The mayor of St. Paul, Randy Kelly, spent a week in Thailand to meet refugees and Thai officials as the U.S. government prepares to resettle nearly 15,000 Hmong in the United States.
They are among 300,000 ethnic Hmong who fled Laos after the Communist takeover in 1975. Most were resettled in Western countries, about half of them in the United States, but this group continues to live in a makeshift village at the Tham Krabok Buddhist temple, north of Bangkok.
Mr. Kelly met with residents to hear about their lives and the aspirations they hold. "It is a very profound moment for me in my life to see thousands of people looking to you with hope in their eyes and questions, really, in their heart," said the mayor.

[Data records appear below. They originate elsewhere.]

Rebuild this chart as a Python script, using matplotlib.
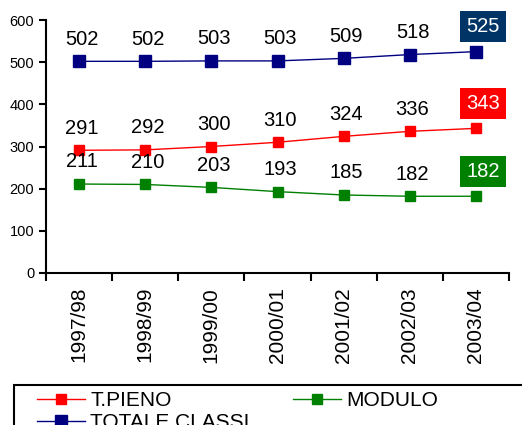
import matplotlib.pyplot as plt
from matplotlib.patches import Rectangle
import numpy as np

plt.rcParams['font.family'] = ['Liberation Sans', 'DejaVu Sans']

years = ['1997/98', '1998/99', '1999/00', '2000/01', '2001/02', '2002/03', '2003/04']
pieno = [291, 292, 300, 310, 324, 336, 343]
modulo = [211, 210, 203, 193, 185, 182, 182]
totale = [502, 502, 503, 503, 509, 518, 525]

fig = plt.figure(figsize=(5.22, 4.25), dpi=100)
ax = fig.add_axes([46/522, 1-273/425, (509-46)/522, (273-20)/425])

x = np.arange(len(years))
series = [(pieno, '#ff0000', 'T.PIENO', 7.2),
          (modulo, '#008000', 'MODULO', 7.2),
          (totale, '#000080', 'TOTALE CLASSI', 8.6)]
handles = {}
for vals, col, name, ms in series:
    h, = ax.plot(x, vals, color=col, lw=1, marker='s', ms=ms, mec=col, mfc=col, label=name)
    handles[name] = h
    box_col = '#003366' if name == 'TOTALE CLASSI' else col
    for i, v in enumerate(vals):
        if i == len(vals) - 1:
            ax.annotate(str(v), (x[i], v), xytext=(5, 18), textcoords='offset points',
                        ha='center', va='center', fontsize=14.5, color='white',
                        bbox=dict(boxstyle='square,pad=0.3', fc=box_col, ec='none'))
        else:
            ax.annotate(str(v), (x[i], v), xytext=(2, 16), textcoords='offset points',
                        ha='center', va='center', fontsize=14.5, color='black')

ax.set_xlim(-0.5, len(years) - 0.5)
ax.set_ylim(0, 600)
ax.set_yticks(range(0, 601, 100))
ax.tick_params(axis='y', labelsize=10.5, direction='out', length=5, width=1.5)
ax.set_xticks(np.arange(-0.5, len(years), 1.0))
ax.set_xticklabels([])
ax.set_xticks(x, minor=True)
ax.set_xticklabels(years, minor=True, rotation=90, fontsize=15)
ax.tick_params(axis='x', which='major', direction='out', length=6, width=1.5)
ax.tick_params(axis='x', which='minor', length=0, pad=10)
for s in ['top', 'right']:
    ax.spines[s].set_visible(False)
for s in ['left', 'bottom']:
    ax.spines[s].set_linewidth(1.5)

# legend frame, cut off by the figure edges like the original
fig.patches.append(Rectangle((14/522, -0.1), 1.0, 0.1 + 1 - 385/425, transform=fig.transFigure,
                             fill=False, ec='black', lw=1.5))
fig.legend([handles['T.PIENO'], handles['TOTALE CLASSI'], handles['MODULO']],
           ['T.PIENO', 'TOTALE CLASSI', 'MODULO'],
           loc='upper left', bbox_to_anchor=(37/522, 1-391/425),
           ncol=2, fontsize=15, frameon=False, handlelength=2.3, handletextpad=0.25,
           labelspacing=0.15, borderpad=0, borderaxespad=0, columnspacing=2.1)

fig.savefig('out.png', dpi=100)
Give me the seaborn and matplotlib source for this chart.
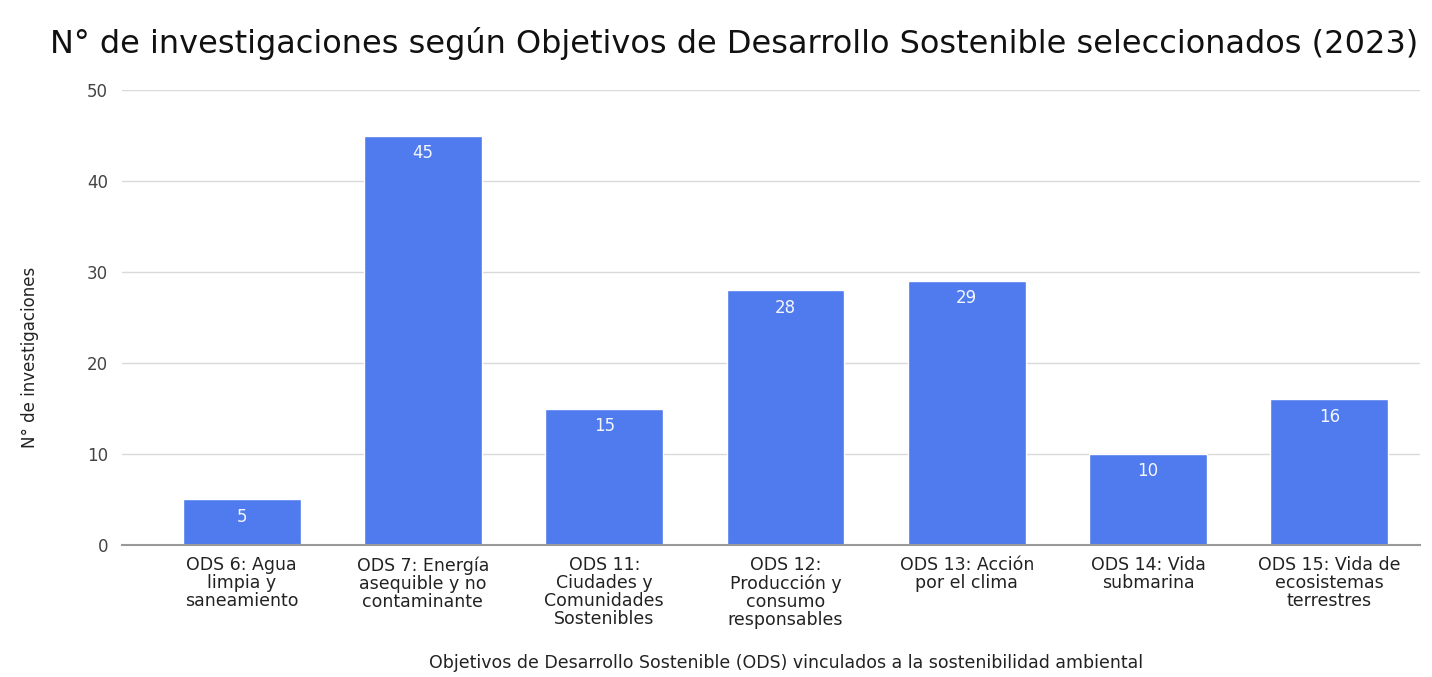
import matplotlib
matplotlib.use("Agg")
import matplotlib.pyplot as plt
import pandas as pd
import seaborn as sns

categorias = [
    "ODS 6: Agua\nlimpia y\nsaneamiento",
    "ODS 7: Energía\nasequible y no\ncontaminante",
    "ODS 11:\nCiudades y\nComunidades\nSostenibles",
    "ODS 12:\nProducción y\nconsumo\nresponsables",
    "ODS 13: Acción\npor el clima",
    "ODS 14: Vida\nsubmarina",
    "ODS 15: Vida de\necosistemas\nterrestres",
]
investigaciones = [5, 45, 15, 28, 29, 10, 16]
y_ticks = [0, 10, 20, 30, 40, 50]

df = pd.DataFrame({"ods": categorias, "n": investigaciones})

sns.set_theme(style="white")
plt.rcParams["font.family"] = ["DejaVu Sans"]

fig = plt.figure(figsize=(14.32, 6.77), dpi=100)
ax = fig.add_axes([0.0852, 0.195, 0.9064, 0.672])

sns.barplot(data=df, x="ods", y="n", color="#4f7bee", width=0.65,
            saturation=1, ax=ax, zorder=3)

# etiquetas de valor dentro de cada barra
for i, v in enumerate(investigaciones):
    ax.text(i, v - 1.9, str(v), ha="center", va="center", color="#f4f6ff",
            fontsize=12, zorder=4)

ax.set_ylim(0, 50)
ax.set_xlim(-0.66, 6.5)
ax.set_yticks(y_ticks)
ax.yaxis.grid(True, color="#d9d9d9", linewidth=1, zorder=0)
for s in ["top", "right", "left"]:
    ax.spines[s].set_visible(False)
ax.spines["bottom"].set_color("#999999")
ax.spines["bottom"].set_linewidth(1.5)
ax.spines["bottom"].set_zorder(5)
ax.tick_params(axis="y", length=0, pad=10, labelsize=12, labelcolor="#444444")
ax.tick_params(axis="x", length=0, pad=8, labelsize=12.5, labelcolor="#222222")
for lab in ax.get_xticklabels():
    lab.set_linespacing(1.0)

ax.set_xlabel("Objetivos de Desarrollo Sostenible (ODS) vinculados a la sostenibilidad ambiental",
              fontsize=12.5, color="#222222")
ax.xaxis.set_label_coords(0.5116, -0.24)
ax.set_ylabel("N° de investigaciones", fontsize=12, color="#222222")
ax.yaxis.set_label_coords(-0.064, 0.413)

fig.text(0.513, 0.936,
         "N° de investigaciones según Objetivos de Desarrollo Sostenible seleccionados (2023)",
         ha="center", va="center", fontsize=23, color="#111111")

fig.savefig("out.png", dpi=100)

St. Paul is home to 25,000 Hmong-Americans, one of the largest such communities in the country. The mayor was accompanied by seven Hmong leaders from his city, as well as state and local officials.
Mayor Kelly acknowledged that language will pose a barrier, particularly for older Hmong. But he said the younger immigrants, if they enroll in school, should quickly learn English and adapt to U.S. culture.

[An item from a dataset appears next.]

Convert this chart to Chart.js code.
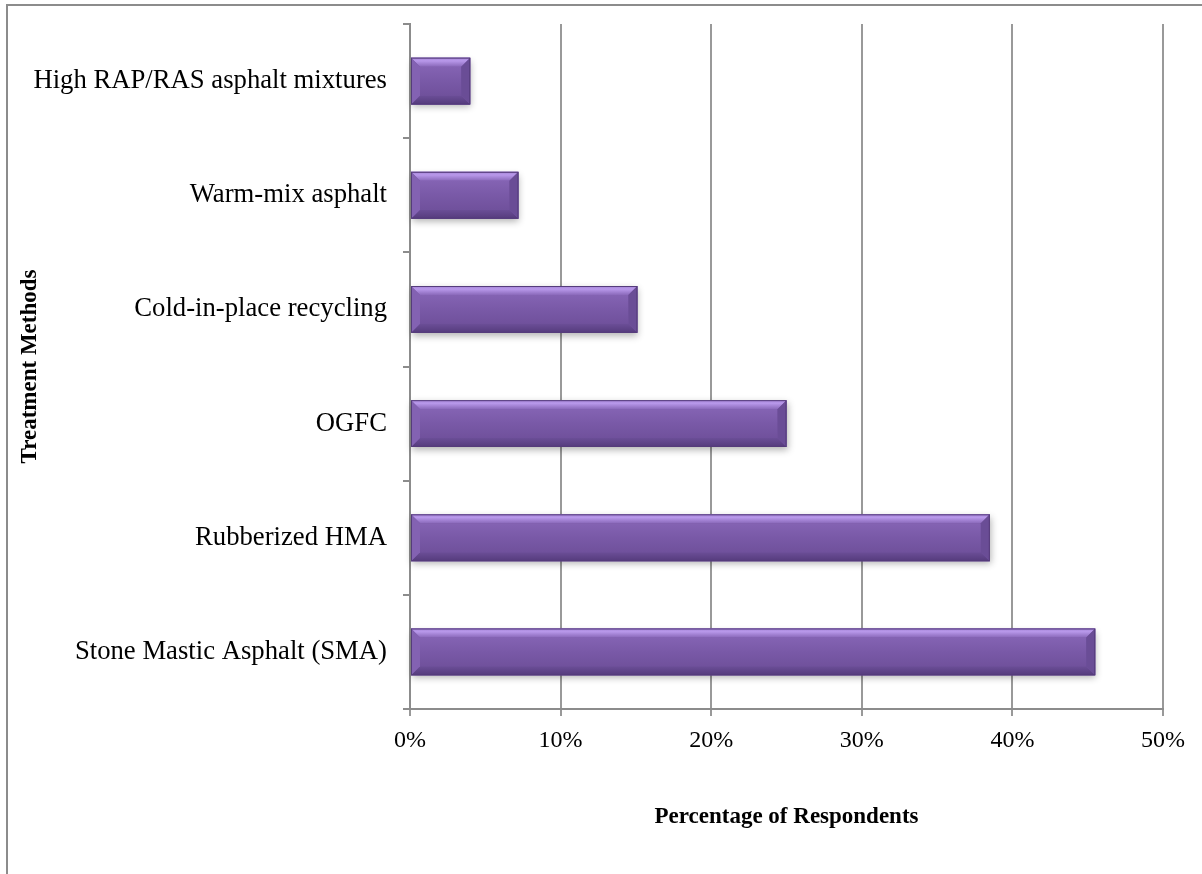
<!DOCTYPE html>
<html>
<head>
<meta charset="utf-8">
<script src="https://cdn.jsdelivr.net/npm/chart.js@4.4.1/dist/chart.umd.min.js"></script>
<style>
  html, body { margin: 0; padding: 0; background: #fff; }
  #frame {
    position: absolute; left: 6px; top: 4px;
    width: 1196px; height: 870px;
    border-left: 2px solid #8c8c8c; border-top: 2px solid #8c8c8c;
  }
  #chart { position: absolute; left: 0; top: 0; }
</style>
</head>
<body>
<div id="frame"><canvas id="chart" width="1194" height="868"></canvas></div>
<script>
const categories = [
    'High RAP/RAS asphalt mixtures',
    'Warm-mix asphalt',
    'Cold-in-place recycling',
    'OGFC',
    'Rubberized HMA',
    'Stone Mastic Asphalt (SMA)'
];
const respondents = [4, 7.2, 15.1, 25, 38.5, 45.5];
const xTicks = [0, 10, 20, 30, 40, 50];

const serif = "'Liberation Serif', 'Times New Roman', serif";

// shadow under each bar, then bevel edges on top (Excel style)
const bevelBars = {
    id: 'bevelBars',
    beforeDatasetsDraw(chart) {
        const ctx = chart.ctx;
        ctx.save();
        chart.getDatasetMeta(0).data.forEach(bar => {
            const h = bar.height;
            ctx.shadowColor = 'rgba(0,0,0,0.3)';
            ctx.shadowBlur = 7;
            ctx.shadowOffsetY = 3;
            ctx.shadowOffsetX = 1;
            ctx.fillStyle = '#7655a3';
            ctx.fillRect(bar.base, bar.y - h / 2, bar.x - bar.base, h);
        });
        ctx.restore();
    },
    afterDatasetsDraw(chart) {
        const ctx = chart.ctx;
        const b = 9;
        ctx.save();
        chart.getDatasetMeta(0).data.forEach(bar => {
            const l = bar.base, r = bar.x;
            const t = bar.y - bar.height / 2, btm = bar.y + bar.height / 2;

            let g = ctx.createLinearGradient(0, t + b, 0, btm - b);
            g.addColorStop(0, '#8463b3');
            g.addColorStop(0.5, '#7959a7');
            g.addColorStop(1, '#70519c');
            ctx.fillStyle = g;
            ctx.fillRect(l + b, t + b, r - l - 2 * b, btm - t - 2 * b);

            // top
            g = ctx.createLinearGradient(0, t, 0, t + b);
            g.addColorStop(0, '#a786d8');
            g.addColorStop(0.35, '#b898ea');
            g.addColorStop(1, '#8a69ba');
            ctx.fillStyle = g;
            ctx.beginPath();
            ctx.moveTo(l, t); ctx.lineTo(r, t); ctx.lineTo(r - b, t + b); ctx.lineTo(l + b, t + b);
            ctx.closePath(); ctx.fill();

            // bottom
            g = ctx.createLinearGradient(0, btm - b, 0, btm);
            g.addColorStop(0, '#6b4e97');
            g.addColorStop(1, '#553b7c');
            ctx.fillStyle = g;
            ctx.beginPath();
            ctx.moveTo(l, btm); ctx.lineTo(r, btm); ctx.lineTo(r - b, btm - b); ctx.lineTo(l + b, btm - b);
            ctx.closePath(); ctx.fill();

            // right end
            ctx.fillStyle = '#6a4d96';
            ctx.beginPath();
            ctx.moveTo(r, t); ctx.lineTo(r, btm); ctx.lineTo(r - b, btm - b); ctx.lineTo(r - b, t + b);
            ctx.closePath(); ctx.fill();

            // left end
            ctx.fillStyle = '#8362b2';
            ctx.beginPath();
            ctx.moveTo(l, t); ctx.lineTo(l, btm); ctx.lineTo(l + b, btm - b); ctx.lineTo(l + b, t + b);
            ctx.closePath(); ctx.fill();

            ctx.strokeStyle = '#553c7b';
            ctx.lineWidth = 1;
            ctx.strokeRect(l + 0.5, t + 0.5, r - l - 1, btm - t - 1);
        });
        ctx.restore();
    }
};

new Chart(document.getElementById('chart'), {
    type: 'bar',
    data: {
        labels: categories,
        datasets: [{
            label: 'Percentage of Respondents',
            data: respondents,
            backgroundColor: '#7655a3',
            borderWidth: 0,
            categoryPercentage: 1,
            barPercentage: 0.41
        }]
    },
    options: {
        indexAxis: 'y',
        responsive: false,
        animation: false,
        layout: { padding: { top: 18, right: 39, left: 0, bottom: 0 } },
        plugins: {
            legend: { display: false },
            tooltip: { enabled: false }
        },
        scales: {
            x: {
                min: 0,
                max: 50,
                afterBuildTicks: axis => { axis.ticks = xTicks.map(v => ({ value: v })); },
                afterFit: axis => { axis.height = 165; },
                grid: { color: '#999', lineWidth: 2, tickLength: 7 },
                border: { color: '#8c8c8c', width: 2 },
                ticks: {
                    color: '#000',
                    padding: 10,
                    font: { family: serif, size: 24 },
                    callback: v => v + '%'
                },
                title: {
                    display: true,
                    text: 'Percentage of Respondents',
                    color: '#000',
                    padding: { top: 0, bottom: 43 },
                    font: { family: serif, size: 23, weight: 'bold' }
                }
            },
            y: {
                afterFit: axis => {
                    axis.width = 402;
                    axis.paddingTop = 0;
                    axis.paddingBottom = 0;
                },
                grid: { drawOnChartArea: false, color: '#8c8c8c', lineWidth: 2, tickLength: 7, offset: true },
                border: { color: '#8c8c8c', width: 2 },
                ticks: {
                    color: '#000',
                    padding: 16,
                    font: { family: serif, size: 26.7 }
                },
                title: {
                    display: true,
                    text: 'Treatment Methods',
                    color: '#000',
                    padding: { top: 8, bottom: 0 },
                    font: { family: serif, size: 23, weight: 'bold' }
                }
            }
        }
    },
    plugins: [bevelBars]
});
</script>
</body>
</html>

"We of course will have challenges with respect to finding adequate housing and making sure that our schools are doing the best that we can to ensure that they are successful," he said. "But I am very optimistic that their lives will be much improved."

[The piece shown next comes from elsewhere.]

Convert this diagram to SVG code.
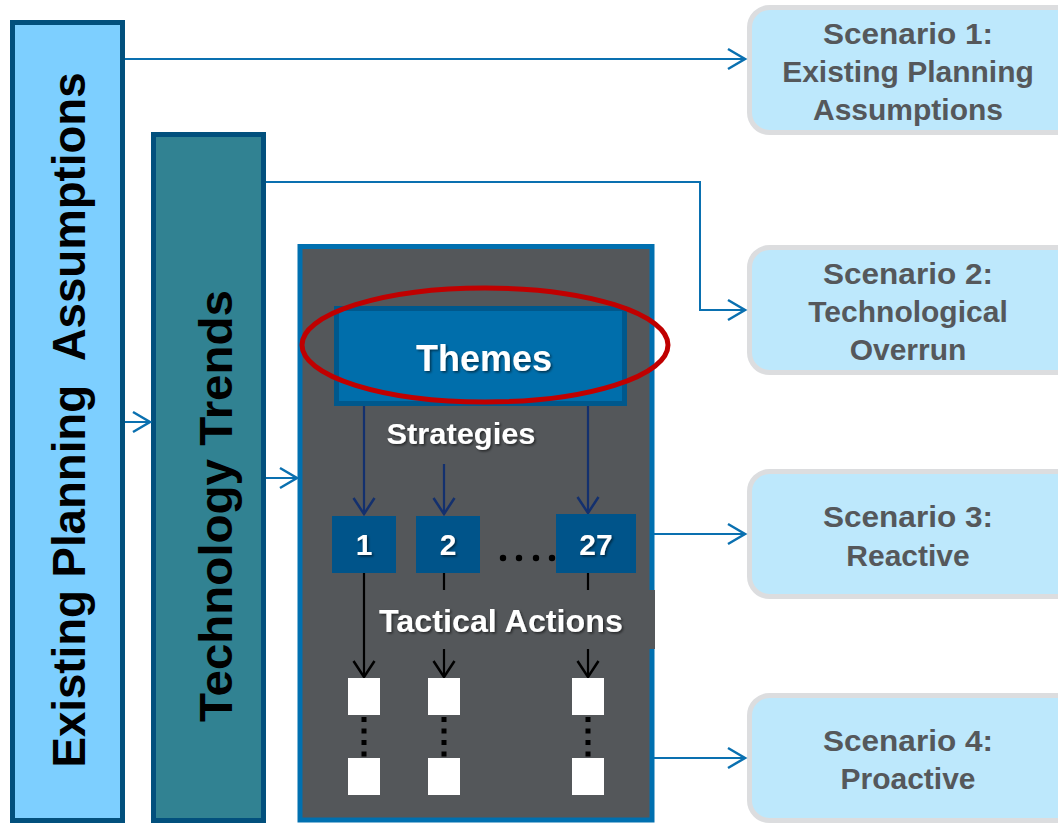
<svg xmlns="http://www.w3.org/2000/svg" width="1058" height="823" viewBox="0 0 1058 823">
<defs>
<style>
.bar{stroke:#02507d;stroke-width:5}
.scn rect{fill:#bde8fc;stroke:#dcdddf;stroke-width:5}
.scn text{font-family:"Liberation Sans",Arial,sans-serif;font-weight:bold;font-size:30px;fill:#55585b;text-anchor:middle}
.vt{font-family:"Liberation Sans",Arial,sans-serif;font-weight:bold;fill:#000;text-anchor:middle}
.wt{font-family:"Liberation Sans",Arial,sans-serif;font-weight:bold;fill:#fff;text-anchor:middle}
.blue{stroke:#0a70b0;stroke-width:2;fill:none}
.navy{stroke:#13306e;stroke-width:2.2;fill:none}
.blk{stroke:#000;stroke-width:2.2;fill:none}
.num{fill:#00548a}
.sq{fill:#fff}
</style>
<filter id="sh" x="-10%" y="-20%" width="130%" height="150%">
<feDropShadow dx="1.5" dy="1.5" stdDeviation="1" flood-color="#000" flood-opacity="0.55"/>
</filter>
<marker id="ab" markerUnits="userSpaceOnUse" markerWidth="22" markerHeight="26" refX="19" refY="12" orient="auto">
<path d="M2,2 L19,12 L2,22" fill="none" stroke="#0a70b0" stroke-width="2.5"/>
</marker>
<marker id="an" markerUnits="userSpaceOnUse" markerWidth="22" markerHeight="26" refX="19" refY="12" orient="auto">
<path d="M3,1.5 L19,12 L3,22.5" fill="none" stroke="#13306e" stroke-width="2.5"/>
</marker>
<marker id="ak" markerUnits="userSpaceOnUse" markerWidth="22" markerHeight="26" refX="19" refY="12" orient="auto">
<path d="M3,1.5 L19,12 L3,22.5" fill="none" stroke="#000" stroke-width="2.5"/>
</marker>
</defs>
<rect width="1058" height="823" fill="#fff"/>

<g id="existing-planning">
<rect class="bar" x="12.5" y="22.5" width="110" height="798" fill="#7dcfff"/>
<text class="vt" transform="translate(85,420) rotate(-90)" font-size="46" textLength="695" lengthAdjust="spacingAndGlyphs" xml:space="preserve">Existing Planning  Assumptions</text>
</g>

<g id="technology-trends">
<rect class="bar" x="153.5" y="134.5" width="110" height="686" fill="#318292"/>
<text class="vt" transform="translate(232,506) rotate(-90)" font-size="46" textLength="432" lengthAdjust="spacingAndGlyphs">Technology Trends</text>
</g>

<g id="strategy-box">
<rect x="300" y="246.5" width="352" height="573.5" fill="#54575a" stroke="#0070b0" stroke-width="5"/>
</g>

<g id="scenario-1" class="scn">
<rect x="749.5" y="7.5" width="330" height="125" rx="20"/>
<text x="908" y="44" textLength="170" lengthAdjust="spacingAndGlyphs">Scenario 1:</text>
<text x="908" y="82">Existing Planning</text>
<text x="908" y="120">Assumptions</text>
</g>
<g id="scenario-2" class="scn">
<rect x="749.5" y="247.5" width="330" height="125" rx="20"/>
<text x="908" y="284" textLength="170" lengthAdjust="spacingAndGlyphs">Scenario 2:</text>
<text x="908" y="322">Technological</text>
<text x="908" y="360">Overrun</text>
</g>
<g id="scenario-3" class="scn">
<rect x="749.5" y="471.5" width="330" height="125" rx="20"/>
<text x="908" y="527" textLength="170" lengthAdjust="spacingAndGlyphs">Scenario 3:</text>
<text x="908" y="566">Reactive</text>
</g>
<g id="scenario-4" class="scn">
<rect x="749.5" y="695.5" width="330" height="125" rx="20"/>
<text x="908" y="751" textLength="170" lengthAdjust="spacingAndGlyphs">Scenario 4:</text>
<text x="908" y="789">Proactive</text>
</g>

<g id="connectors">
<path class="blue" d="M125,59 H745" marker-end="url(#ab)"/>
<path class="blue" d="M266,182 H700 V310 H745" marker-end="url(#ab)"/>
<path class="blue" d="M125,422 H150" marker-end="url(#ab)"/>
<path class="blue" d="M266,478 H297" marker-end="url(#ab)"/>
<path class="blue" d="M654,534 H745" marker-end="url(#ab)"/>
<path class="blue" d="M654,758 H745" marker-end="url(#ab)"/>
<path class="navy" d="M364,406 V514" marker-end="url(#an)"/>
<path class="navy" d="M444,464 V514" marker-end="url(#an)"/>
<path class="navy" d="M588,406 V513" marker-end="url(#an)"/>
<path class="blk" d="M364,573 V677" marker-end="url(#ak)"/>
<path class="blk" d="M444,573 V677" marker-end="url(#ak)"/>
<path class="blk" d="M588,573 V677" marker-end="url(#ak)"/>
<path d="M364,717 V758 M444,717 V758 M588,717 V758" stroke="#000" stroke-width="5" stroke-dasharray="5 6.5" fill="none"/>
</g>

<g id="themes">
<rect x="336.5" y="308.5" width="288" height="95" fill="#006eab" stroke="#00588c" stroke-width="5"/>
<text class="wt" x="484" y="371" font-size="37" textLength="136" lengthAdjust="spacingAndGlyphs" filter="url(#sh)">Themes</text>
<ellipse cx="485" cy="345" rx="183" ry="57" fill="none" stroke="#c00000" stroke-width="5"/>
</g>

<g id="strategies-label">
<text class="wt" x="461" y="444" font-size="29" textLength="149" lengthAdjust="spacingAndGlyphs" filter="url(#sh)">Strategies</text>
</g>

<g id="strategy-1">
<rect class="num" x="332" y="516" width="64" height="57"/>
<text class="wt" x="364" y="555" font-size="30" filter="url(#sh)">1</text>
</g>
<g id="strategy-2">
<rect class="num" x="416" y="516" width="64" height="57"/>
<text class="wt" x="448" y="555" font-size="30" filter="url(#sh)">2</text>
</g>
<g id="ellipsis">
<circle cx="503" cy="558" r="3.2"/>
<circle cx="519" cy="558" r="3.2"/>
<circle cx="536" cy="558" r="3.2"/>
<circle cx="552" cy="558" r="3.2"/>
</g>
<g id="strategy-27">
<rect class="num" x="556" y="514" width="80" height="59"/>
<text class="wt" x="596" y="555" font-size="30" filter="url(#sh)">27</text>
</g>

<g id="tactical-actions-label">
<rect x="372" y="590" width="283" height="59" fill="#54575a"/>
<text class="wt" x="501" y="632" font-size="31" textLength="244" lengthAdjust="spacingAndGlyphs" filter="url(#sh)">Tactical Actions</text>
</g>

<g id="actions-1">
<rect class="sq" x="348" y="678" width="32" height="37"/>
<rect class="sq" x="348" y="758" width="32" height="37"/>
</g>
<g id="actions-2">
<rect class="sq" x="428" y="678" width="32" height="37"/>
<rect class="sq" x="428" y="758" width="32" height="37"/>
</g>
<g id="actions-27">
<rect class="sq" x="572" y="678" width="32" height="37"/>
<rect class="sq" x="572" y="758" width="32" height="37"/>
</g>
</svg>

Some refugees expressed anxiety, especially over finding jobs, but others said they were excited and hoped the move will lead to a better life.
Most are confined to this village of wood and tin-sheet houses without running water. The Thai military records their movements and they cannot legally hold jobs.
The head of the Thai Committee for the Hmong, Willis Bird, says life in the United States will be very different for people who have spent decades under these conditions. "But we are collaborating with the United States government to see to it that these people receive some form of indoctrination, receive some form of education, receive some form of training before they depart for the United States," Mr. Bird said.
The Thai government wants to close the Wat Tham Krabok refugee camp. It says the 1,000 mostly elderly refugees who do not want to emigrate to America will have to move in with family elsewhere. The resettlement is due to begin in August.
Tens of thousands of other Hmong, many of them considered illegal immigrants, will remain in Thailand. Their future is uncertain.